Deploying EACs and VCIs via book-and-claim obviates any physical connection between the company providing the support and the supported production. As a result, funding companies will likely be able to direct their support to projects that are relevant to the constituencies they wish to appeal to, perhaps based on the commodity in question and where it is produced.

For example, a global law firm headquartered in Toronto might choose to fund low-carbon agriculture in southwestern Ontario, appealing to its local market’s sensibilities, but also fund electrified lithium mining in Peru, to curry favor with globally minded law school recruits. A Vancouver-based movie studio could focus on radically decarbonized mining in British Columbia but net zero cattle ranching in Brazil based on a similar balancing of salience and impact.

Collectively, these considerations will allow the voluntary market to allocate capital efficiently to a succession of commodities, with each receiving support based on its decarbonization potential, and each graduating to subsidy-free, rapid scale-up as that potential crystallizes.

And that’s how corporations can decarbonize the world even though they cannot decarbonize themselves.
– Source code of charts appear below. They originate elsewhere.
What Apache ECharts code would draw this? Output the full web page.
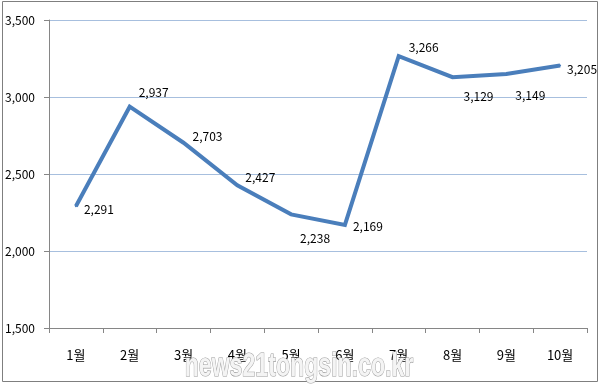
<!DOCTYPE html>
<html>
<head>
<meta charset="utf-8">
<script src="https://cdn.jsdelivr.net/npm/echarts@6/dist/echarts.min.js"></script>
<style>
html,body{margin:0;padding:0;background:#fff;}
#c{width:600px;height:384px;}
</style>
</head>
<body>
<div id="c"></div>
<script>
var categories = ['1월','2월','3월','4월','5월','6월','7월','8월','9월','10월'];
var values = [2291, 2937, 2703, 2427, 2238, 2169, 3266, 3129, 3149, 3205];
var yTicks = [1500, 2000, 2500, 3000, 3500];
var labelOffsets = [[23,3],[24,-14],[24,-6],[23,-8],[24,24],[23,1],[25,-9],[26,19],[24,21],[22,4]];

var FONT = "'Liberation Sans Narrow', 'Noto Sans CJK KR', sans-serif";
var chart = echarts.init(document.getElementById('c'), null, {renderer:'canvas'});

var seriesData = values.map(function(v, i){
  return {value: v, label: {offset: labelOffsets[i]}};
});

chart.setOption({
  animation: false,
  backgroundColor: '#ffffff',
  grid: {left: 49, right: 13, top: 20, bottom: 56},
  xAxis: {
    type: 'category',
    data: categories,
    boundaryGap: true,
    axisLine: {lineStyle: {color: '#868686', width: 1}},
    axisTick: {show: true, length: 5, lineStyle: {color: '#868686'}},
    axisLabel: {color: '#000', fontFamily: FONT, fontSize: 13, margin: 21}
  },
  yAxis: {
    type: 'value',
    min: yTicks[0],
    max: yTicks[yTicks.length-1],
    interval: 500,
    axisLine: {show: true, lineStyle: {color: '#868686', width: 1}},
    axisTick: {show: true, length: 5, lineStyle: {color: '#868686'}},
    axisLabel: {
      color: '#000', fontFamily: FONT, fontSize: 12, margin: 14,
      formatter: function(v){ return v.toLocaleString('en-US'); }
    },
    splitLine: {show: true, lineStyle: {color: '#a7bfde', width: 1}}
  },
  series: [{
    type: 'line',
    data: seriesData,
    symbol: 'circle',
    symbolSize: 2,
    showSymbol: true,
    itemStyle: {color: '#4a7ebb'},
    lineStyle: {color: '#4a7ebb', width: 4, join: 'miter'},
    label: {
      show: true,
      position: 'inside',
      color: '#000',
      fontFamily: FONT,
      fontSize: 12,
      formatter: function(p){ return p.value.toLocaleString('en-US'); }
    },
    z: 3
  }],
  graphic: [
    {
      type: 'rect',
      shape: {x: 2.5, y: 1.5, width: 595, height: 380},
      style: {fill: 'none', stroke: '#7f7f7f', lineWidth: 1},
      z: 0, silent: true
    },
    {
      type: 'text',
      x: 299, y: 384,
      scaleX: 0.68,
      originX: 0, originY: 0,
      style: {
        text: 'news21tongsin.co.kr',
        fontFamily: "'Liberation Sans', Arial, sans-serif",
        fontWeight: 'bold',
        fontSize: 34,
        fill: '#f4f4f4',
        stroke: '#9a9a9a',
        lineWidth: 1.2,
        textAlign: 'center',
        textVerticalAlign: 'bottom'
      },
      z: 100, silent: true
    }
  ]
});
</script>
</body>
</html>
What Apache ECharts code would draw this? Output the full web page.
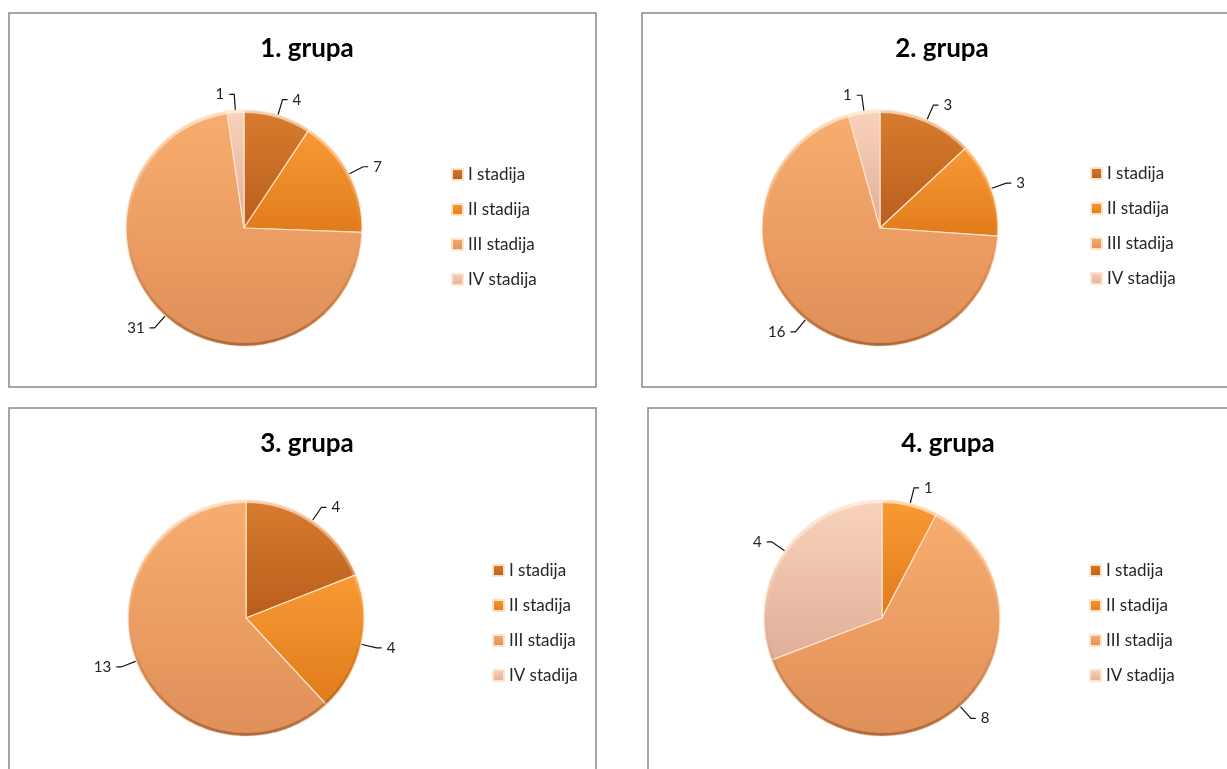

Corporate net zero is dead. Long live global net zero.

Footnotes

[1] Carbon emitted downstream in the use or disposal of a product also falls under scope 3. But few companies report downstream emissions and including them in this paper unnecessarily complicates the discussion.
[2] For example, the market learned to provide assurances that renewable capacity funded by VPPAs is additional, that is, the VPPA is a determining factor in its deployment. Mechanisms to ensure that the renewable capacity is truly displacing dirty generation have also required improvements.
[3] This surprises most people in the drug industry because they purchase essentially no grain directly, and typically do not in their second-tier supply chain, either.
[4] Direct customers of decarbonized versions of high-intensity, high-emitting industries typically face the same challenges themselves.